Music from the world church is finding its way into the repertoires of more and more congregations. Key to playing this music with authenticity and vitality is proper percussion accompaniment. The djembe, a West African drum, is an ideal choice for many churches. It is capable of a wide range of sounds—from a big bass boom to high, thin slaps. It is fairly inexpensive (around $250 for a really nice one), and it is often beautifully decorated. Best of all, hand percussion is fairly easy to play. A typical Western “trap set” is a rather imposing collection of hardware. Less intimidating is a single drum, especially for someone with a good musical ear but no formal training. A player can get quite far with some informal training, taken seriously.
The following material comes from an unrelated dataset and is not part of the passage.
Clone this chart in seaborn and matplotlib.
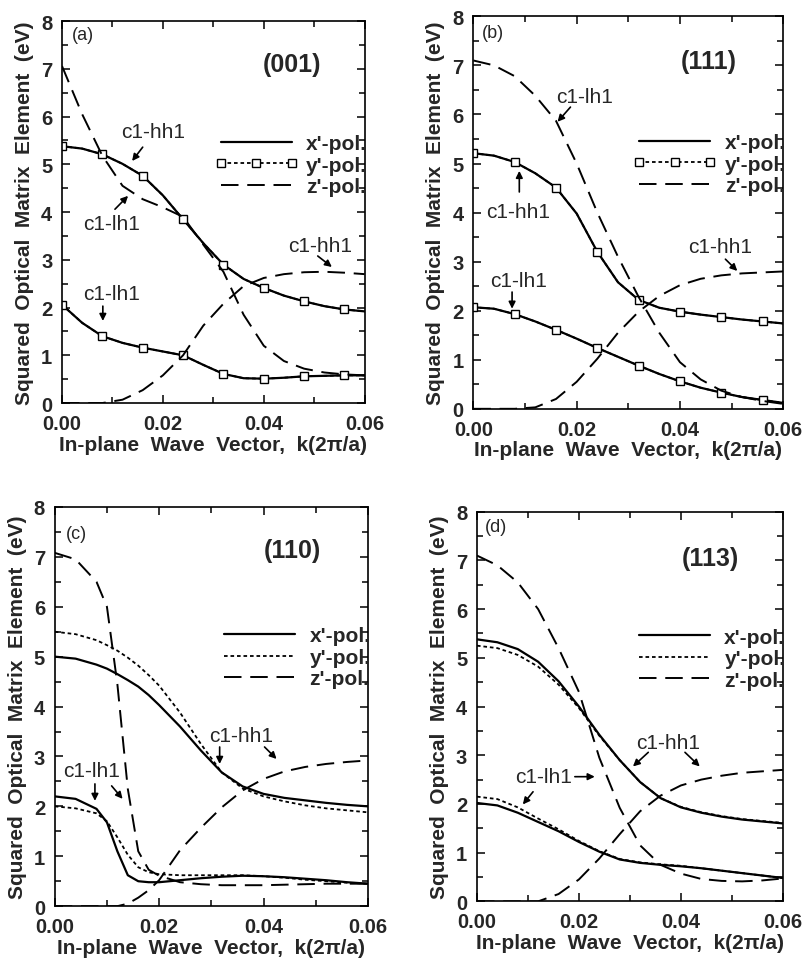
"""
Squared optical matrix element vs in-plane wave vector, four surface orientations
"""

import matplotlib
matplotlib.use('Agg')
import matplotlib.pyplot as plt
from matplotlib.lines import Line2D
from matplotlib.ticker import MultipleLocator, FormatStrFormatter
import seaborn as sns

# ==================================================================================
# DATA
# ==================================================================================

k = [0.000, 0.004, 0.008, 0.012, 0.016, 0.020, 0.024, 0.028,
     0.032, 0.036, 0.040, 0.044, 0.048, 0.052, 0.056, 0.060]
k_c = [0.000, 0.004, 0.008, 0.010, 0.012, 0.014, 0.016, 0.018, 0.020, 0.024,
       0.028, 0.032, 0.036, 0.040, 0.044, 0.048, 0.052, 0.056, 0.060]

# (a) (001)
a_hh_x = [5.38, 5.33, 5.21, 5.01, 4.76, 4.35, 3.85, 3.35, 2.90, 2.60, 2.41, 2.25, 2.13, 2.03, 1.96, 1.92]
a_lh_x = [2.06, 1.68, 1.40, 1.26, 1.16, 1.08, 1.00, 0.80, 0.61, 0.52, 0.51, 0.53, 0.56, 0.57, 0.58, 0.58]
a_hh_y = [5.38, 5.33, 5.21, 5.01, 4.76, 4.35, 3.85, 3.35, 2.90, 2.60, 2.41, 2.25, 2.13, 2.03, 1.96, 1.92]
a_lh_y = [2.06, 1.68, 1.40, 1.26, 1.16, 1.08, 1.00, 0.80, 0.61, 0.52, 0.51, 0.53, 0.56, 0.57, 0.58, 0.58]
a_lh_z = [7.06, 6.05, 5.18, 4.55, 4.27, 4.10, 3.90, 3.32, 2.75, 1.85, 1.20, 0.88, 0.72, 0.64, 0.60, 0.58]
a_hh_z = [0.00, 0.00, 0.00, 0.07, 0.27, 0.58, 1.00, 1.62, 2.08, 2.45, 2.62, 2.70, 2.74, 2.75, 2.73, 2.70]

# (b) (111)
b_hh_x = [5.21, 5.16, 5.03, 4.80, 4.51, 3.98, 3.20, 2.58, 2.22, 2.06, 1.98, 1.92, 1.87, 1.82, 1.78, 1.74]
b_lh_x = [2.07, 2.04, 1.93, 1.78, 1.61, 1.43, 1.24, 1.06, 0.88, 0.71, 0.56, 0.43, 0.33, 0.24, 0.18, 0.12]
b_hh_y = [5.21, 5.16, 5.03, 4.80, 4.51, 3.98, 3.20, 2.58, 2.22, 2.06, 1.98, 1.92, 1.87, 1.82, 1.78, 1.74]
b_lh_y = [2.07, 2.04, 1.93, 1.78, 1.61, 1.43, 1.24, 1.06, 0.88, 0.71, 0.56, 0.43, 0.33, 0.24, 0.18, 0.12]
b_lh_z = [7.10, 7.00, 6.78, 6.38, 5.87, 5.00, 4.00, 3.10, 2.28, 1.55, 0.95, 0.60, 0.37, 0.24, 0.16, 0.10]
b_hh_z = [0.00, 0.00, 0.00, 0.03, 0.20, 0.55, 1.02, 1.55, 1.98, 2.30, 2.52, 2.65, 2.72, 2.76, 2.78, 2.80]

# (c) (110)
c_hh_x = [5.00, 4.96, 4.84, 4.76, 4.65, 4.53, 4.40, 4.23, 4.03, 3.60, 3.12, 2.68, 2.40, 2.25, 2.17, 2.12, 2.07, 2.03, 2.00]
c_lh_x = [2.20, 2.15, 1.95, 1.68, 1.10, 0.62, 0.50, 0.48, 0.48, 0.52, 0.56, 0.59, 0.61, 0.60, 0.58, 0.55, 0.52, 0.48, 0.45]
c_hh_y = [5.50, 5.45, 5.33, 5.23, 5.12, 4.98, 4.82, 4.63, 4.42, 3.88, 3.25, 2.68, 2.36, 2.20, 2.10, 2.02, 1.96, 1.92, 1.88]
c_lh_y = [2.00, 1.96, 1.86, 1.70, 1.38, 1.03, 0.78, 0.68, 0.64, 0.62, 0.62, 0.62, 0.62, 0.60, 0.57, 0.53, 0.50, 0.47, 0.45]
c_lh_z = [7.08, 6.95, 6.50, 6.00, 4.45, 2.35, 1.10, 0.73, 0.61, 0.48, 0.44, 0.42, 0.42, 0.42, 0.43, 0.44, 0.45, 0.45, 0.45]
c_hh_z = [0.00, 0.00, 0.00, 0.00, 0.00, 0.05, 0.17, 0.32, 0.52, 1.12, 1.57, 1.98, 2.32, 2.55, 2.70, 2.79, 2.85, 2.89, 2.92]

# (d) (113)
d_hh_x = [5.38, 5.32, 5.18, 4.92, 4.52, 4.00, 3.42, 2.90, 2.45, 2.12, 1.93, 1.82, 1.74, 1.68, 1.64, 1.60]
d_lh_x = [2.02, 1.97, 1.82, 1.63, 1.44, 1.22, 1.02, 0.86, 0.79, 0.75, 0.72, 0.68, 0.63, 0.58, 0.53, 0.48]
d_hh_y = [5.25, 5.20, 5.06, 4.82, 4.45, 3.97, 3.40, 2.90, 2.45, 2.12, 1.94, 1.83, 1.75, 1.69, 1.65, 1.61]
d_lh_y = [2.15, 2.10, 1.93, 1.70, 1.48, 1.24, 1.03, 0.87, 0.80, 0.76, 0.73, 0.68, 0.63, 0.58, 0.53, 0.48]
d_lh_z = [7.10, 6.90, 6.55, 6.00, 5.20, 4.30, 2.95, 1.92, 1.15, 0.75, 0.57, 0.46, 0.42, 0.41, 0.43, 0.47]
d_hh_z = [0.00, 0.00, 0.00, 0.00, 0.15, 0.45, 0.88, 1.38, 1.85, 2.17, 2.38, 2.50, 2.58, 2.64, 2.67, 2.70]

pol_labels = ["x'-pol.", "y'-pol.", "z'-pol."]

# ==================================================================================
# STYLE
# ==================================================================================

sns.set_theme(style='ticks')
plt.rcParams['font.family'] = ['Liberation Sans', 'DejaVu Sans']
plt.rcParams['axes.linewidth'] = 1.2

SOLID = dict(color='black', lw=1.6, linestyle='-')
DOT = dict(color='black', lw=1.3, linestyle=(0, (2.0, 1.6)))
DASH = dict(color='black', lw=1.4, linestyle=(0, (9, 4.5)))
SQUARE = dict(marker='s', markersize=6, markerfacecolor='white',
              markeredgecolor='black', markeredgewidth=1.0)

ARROW = dict(arrowstyle='-|>', color='black', lw=1.2, mutation_scale=10,
             shrinkA=0, shrinkB=0)

fig = plt.figure(figsize=(8.05, 9.62), dpi=100)

panels = [
    dict(rect=[0.077, 0.580, 0.376, 0.397], kk=k, tag='(a)', plane='(001)', squares=True,
         curves=(a_hh_x, a_lh_x, a_hh_y, a_lh_y, a_lh_z, a_hh_z),
         tag_xy=(0.0042, 7.73), plane_xy=(0.0455, 7.10),
         texts=[('c1-hh1', 0.0180, 5.68), ('c1-lh1', 0.0099, 3.77),
                ('c1-hh1', 0.0511, 3.29), ('c1-lh1', 0.0099, 2.30)],
         arrows=[((0.0160, 5.36), (0.0139, 5.07)), ((0.0105, 4.06), (0.0131, 4.34)),
                 ((0.0507, 3.08), (0.0535, 2.85)), ((0.0081, 2.03), (0.0081, 1.72))]),
    dict(rect=[0.588, 0.574, 0.385, 0.408], kk=k, tag='(b)', plane='(111)', squares=True,
         curves=(b_hh_x, b_lh_x, b_hh_y, b_lh_y, b_lh_z, b_hh_z),
         tag_xy=(0.0037, 7.68), plane_xy=(0.0455, 7.09),
         texts=[('c1-lh1', 0.0215, 6.37), ('c1-hh1', 0.0087, 4.03),
                ('c1-hh1', 0.0478, 3.30), ('c1-lh1', 0.0087, 2.61)],
         arrows=[((0.0188, 6.15), (0.0163, 5.85)), ((0.0089, 4.42), (0.0089, 4.85)),
                 ((0.0488, 3.05), (0.0511, 2.81)), ((0.0075, 2.38), (0.0075, 2.04))]),
    dict(rect=[0.068, 0.057, 0.389, 0.415], kk=k_c, tag='(c)', plane='(110)', squares=False,
         curves=(c_hh_x, c_lh_x, c_hh_y, c_lh_y, c_lh_z, c_hh_z),
         tag_xy=(0.0042, 7.47), plane_xy=(0.0456, 7.13),
         texts=[('c1-lh1', 0.0071, 2.71), ('c1-hh1', 0.0358, 3.41)],
         arrows=[((0.0077, 2.45), (0.0077, 2.11)), ((0.0109, 2.41), (0.0130, 2.15)),
                 ((0.0316, 3.19), (0.0316, 2.85)), ((0.0402, 3.19), (0.0425, 2.95))]),
    dict(rect=[0.5925, 0.062, 0.380, 0.405], kk=k, tag='(d)', plane='(113)', squares=False,
         curves=(d_hh_x, d_lh_x, d_hh_y, d_lh_y, d_lh_z, d_hh_z),
         tag_xy=(0.0037, 7.69), plane_xy=(0.0457, 7.06),
         texts=[('c1-lh1', 0.0131, 2.57), ('c1-hh1', 0.0374, 3.27)],
         arrows=[((0.0192, 2.56), (0.0231, 2.56)), ((0.0110, 2.25), (0.0090, 1.99)),
                 ((0.0336, 3.06), (0.0306, 2.77)), ((0.0408, 3.06), (0.0437, 2.77))]),
]

# ==================================================================================
# DRAW
# ==================================================================================

for p in panels:
    ax = fig.add_axes(p['rect'])
    kk = p['kk']
    hh_x, lh_x, hh_y, lh_y, lh_z, hh_z = p['curves']
    ykw = dict(DOT, **SQUARE, markevery=2) if p['squares'] else DOT

    for vals in (hh_x, lh_x):
        sns.lineplot(x=kk, y=vals, ax=ax, errorbar=None, **SOLID)
    for vals in (hh_y, lh_y):
        sns.lineplot(x=kk, y=vals, ax=ax, errorbar=None, **ykw)
    for vals in (lh_z, hh_z):
        sns.lineplot(x=kk, y=vals, ax=ax, errorbar=None, **DASH)

    ax.set_xlim(0, 0.06)
    ax.set_ylim(0, 8)
    ax.xaxis.set_major_locator(MultipleLocator(0.02))
    ax.xaxis.set_minor_locator(MultipleLocator(0.01))
    ax.yaxis.set_major_locator(MultipleLocator(1))
    ax.yaxis.set_minor_locator(MultipleLocator(0.5))
    ax.xaxis.set_major_formatter(FormatStrFormatter('%.2f'))
    ax.yaxis.set_major_formatter(FormatStrFormatter('%d'))
    ax.tick_params(which='both', direction='in', top=True, right=True,
                   width=1.1, labelsize=14.5, color='black')
    ax.tick_params(which='major', length=6)
    ax.tick_params(which='minor', length=4)
    ax.tick_params(axis='x', pad=8)
    ax.tick_params(axis='y', pad=7)
    for lab in ax.get_xticklabels() + ax.get_yticklabels():
        lab.set_fontweight('bold')
    for sp in ax.spines.values():
        sp.set_color('black')

    ax.set_xlabel('In-plane  Wave  Vector,  k(2\u03c0/a)', fontsize=15,
                  fontweight='bold', labelpad=1)
    ax.set_ylabel('Squared  Optical  Matrix  Element  (eV)', fontsize=15,
                  fontweight='bold', labelpad=5)

    # legend (last character cut by the right spine, as in the original)
    handles = [Line2D([], [], **SOLID),
               Line2D([], [], **(dict(DOT, **SQUARE) if p['squares'] else DOT)),
               Line2D([], [], **DASH)]
    leg = ax.legend(handles, pol_labels, loc='center right', bbox_to_anchor=(1.008, 0.623),
                    frameon=False, prop={'weight': 'bold', 'size': 15}, handlelength=4.0,
                    handletextpad=0.4, labelspacing=0.12, borderaxespad=0, borderpad=0,
                    numpoints=3)
    for t in leg.get_texts():
        t.set_clip_box(ax.bbox)
        t.set_clip_on(True)

    # labels and arrows
    ax.text(*p['tag_xy'], p['tag'], fontsize=13, ha='center', va='center')
    ax.text(*p['plane_xy'], p['plane'], fontsize=18, fontweight='bold',
            ha='center', va='center')
    for txt, tx, ty in p['texts']:
        ax.text(tx, ty, txt, fontsize=15, ha='center', va='center')
    for tail, head in p['arrows']:
        ax.annotate('', xy=head, xytext=tail, arrowprops=ARROW)

fig.savefig('out.png', dpi=100)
This book is just the right tool to bring someone step by step through all the percussion basics, and then a bit further: from holding the instrument to finding the right hand positions, learning the four simple strokes, feeling the pulse, playing polyrhythms, and so on. The two most difficult problems with percussion tutoring are addressed with a simple and ingenious way of rhythmic notation that tells you what type of stroke falls on which part of the beat, and which hand you play it with. There is also a play-along CD so you can hear the rhythms, not just see them. Add to this a glossary of terms and sources for further study— including the URLs for some great websites, and you’ll find this book is well worth the cost in money and time.

Ron Rienstra is associate professor of preaching and worship arts at Western Theological Seminary and co-author of Worship Words: Discipling Language for Faithful Ministry (Baker Academic, 2009).